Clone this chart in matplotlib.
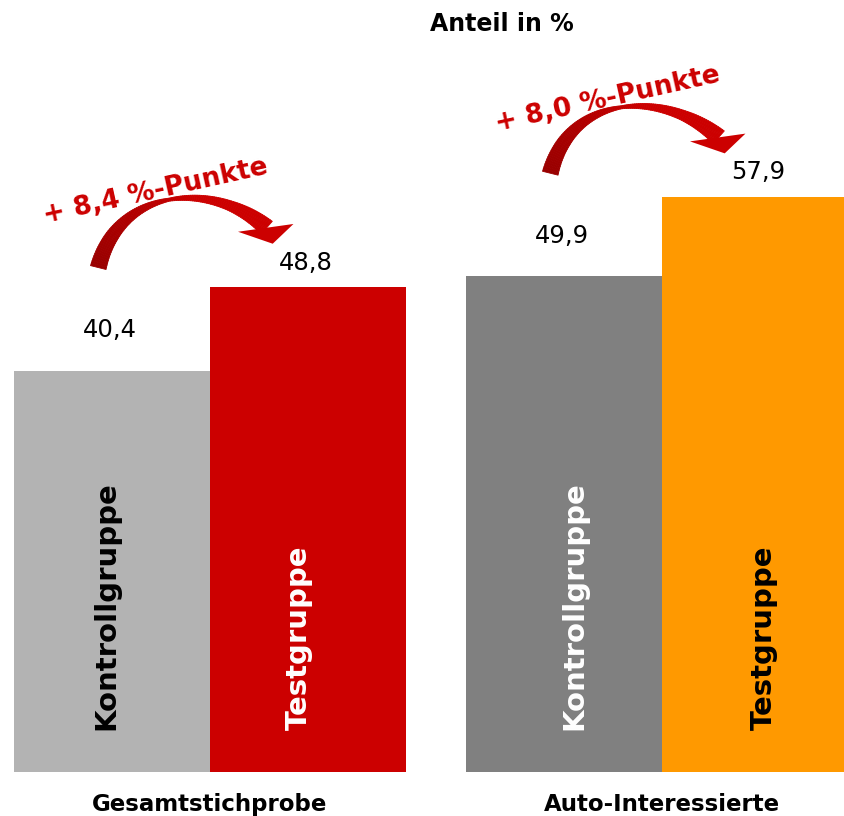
import numpy as np
import matplotlib
matplotlib.use("Agg")
import matplotlib.pyplot as plt
from matplotlib.collections import PolyCollection
from matplotlib.colors import to_rgb
from matplotlib.patches import Polygon
from matplotlib.transforms import IdentityTransform

groups = ["Gesamtstichprobe", "Auto-Interessierte"]
members = ["Kontrollgruppe", "Testgruppe"]
values = [[40.4, 48.8], [49.9, 57.9]]
value_labels = [["40,4", "48,8"], ["49,9", "57,9"]]
diff_labels = ["+ 8,4 %-Punkte", "+ 8,0 %-Punkte"]
title = "Anteil in %"

bar_colors = [["#b3b3b3", "#cc0000"], ["#808080", "#ff9900"]]
inner_colors = [["black", "white"], ["white", "black"]]
inner_shift = [[-0.035, -0.05], [0.05, 0.015]]   # small x nudges of rotated labels
red = "#cc0000"

W, H, DPI = 845, 816, 100
PX_Y = 9.93          # pixels per percent
BASE = 44            # baseline, pixels from bottom
BAR_PX = 196.0
GAP = 452 / BAR_PX   # distance between group centres in bar widths

fig = plt.figure(figsize=(W / DPI, H / DPI), dpi=DPI)
ax = fig.add_axes([0, 0, 1, 1])
ax.axis("off")
x_left = -1 - 14 / BAR_PX
ax.set_xlim(x_left, x_left + W / BAR_PX)
ax.set_ylim(-BASE / PX_Y, (H - BASE) / PX_Y)


def bar_x(g, j):
    return g * GAP + (j - 0.5)


for g in range(len(groups)):
    for j in range(len(members)):
        x = bar_x(g, j)
        v = values[g][j]
        ax.bar(x, v, width=1.0, color=bar_colors[g][j], linewidth=0)
        off = 4.1 if j == 0 else 2.5
        ax.text(x - 0.01, v + off, value_labels[g][j], ha="center", va="center",
                fontsize=17.5, color="black")
        ax.text(x + 0.045 + inner_shift[g][j], 4.2, members[j], rotation=90,
                rotation_mode="anchor", ha="left", va="baseline", fontsize=21,
                fontweight="bold", color=inner_colors[g][j])
    ax.text(g * GAP, -3.3, groups[g], ha="center", va="center",
            fontsize=16.5, fontweight="bold", color="black")

fig.text(502 / W, 1 - 24 / H, title, ha="center", va="center",
         fontsize=17, fontweight="bold", color="black")


def curved_arrow(tail, tip, col0, col1):
    # tapered, shaded arrow along a cubic bezier, built in pixel space
    T = ax.transData.transform(tail)
    P = ax.transData.transform(tip)
    B = P + np.array([-6, 16])          # centre of the head's base
    C1 = T + np.array([20, 80])
    C2 = B + np.array([-55, 48])

    def bez(t):
        t = np.asarray(t, dtype=float)[..., None]
        return ((1 - t) ** 3 * T + 3 * t * (1 - t) ** 2 * C1
                + 3 * t ** 2 * (1 - t) * C2 + t ** 3 * B)

    def tang(t):
        t = np.asarray(t, dtype=float)[..., None]
        return (3 * (1 - t) ** 2 * (C1 - T) + 6 * t * (1 - t) * (C2 - C1)
                + 3 * t ** 2 * (B - C2))

    ts = np.linspace(0, 1, 100)
    pts = bez(ts)
    tg = tang(ts)
    tg = tg / np.linalg.norm(tg, axis=1)[:, None]
    nrm = np.column_stack([-tg[:, 1], tg[:, 0]])
    w = np.interp(ts, [0, 0.15, 0.5, 0.8, 1], [16, 13, 3, 10, 17])
    left = pts + nrm * (w[:, None] / 2)
    right = pts - nrm * (w[:, None] / 2)

    c0, c1 = np.array(to_rgb(col0)), np.array(to_rgb(col1))
    quads, cols = [], []
    for i in range(len(ts) - 1):
        quads.append([left[i], left[i + 1], right[i + 1], right[i]])
        cols.append(c0 + (c1 - c0) * min(1, ts[i] * 1.6))
    ax.add_collection(PolyCollection(quads, facecolors=cols, edgecolors=cols,
                                     linewidths=0.6, transform=IdentityTransform()))
    u = np.array([57, 8]) / np.hypot(57, 8)
    head = np.array([B - u * 29, P, B + u * 27])
    ax.add_patch(Polygon(head, closed=True, facecolor=col1, edgecolor="none",
                         transform=IdentityTransform()))
    peak = bez(0.5)
    return ax.transData.inverted().transform(peak)


for g in range(len(groups)):
    v0, v1 = values[g]
    tail = (bar_x(g, 0) - 0.07, v0 + 10.4)
    tip = (bar_x(g, 1) - 0.18, v1 + 4.4)
    peak = curved_arrow(tail, tip, "#990000", "#cc0000")
    ax.annotate(diff_labels[g], xy=peak, xytext=(-10, 6), textcoords="offset points",
                ha="center", va="center", rotation=12.5, rotation_mode="anchor",
                fontsize=19, fontweight="bold", color=red)

fig.savefig("out.png", dpi=DPI)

☆ ☆ ☆ ☆ ☆

**GOAL:** Pick out each line containing the string "matplotlib" and copy it.

**FINISHED EXERCISE:**
Clone this chart in matplotlib.
import matplotlib
matplotlib.use("Agg")
import matplotlib.pyplot as plt
from matplotlib.collections import PolyCollection
from matplotlib.colors import to_rgb
from matplotlib.patches import Polygon
from matplotlib.transforms import IdentityTransform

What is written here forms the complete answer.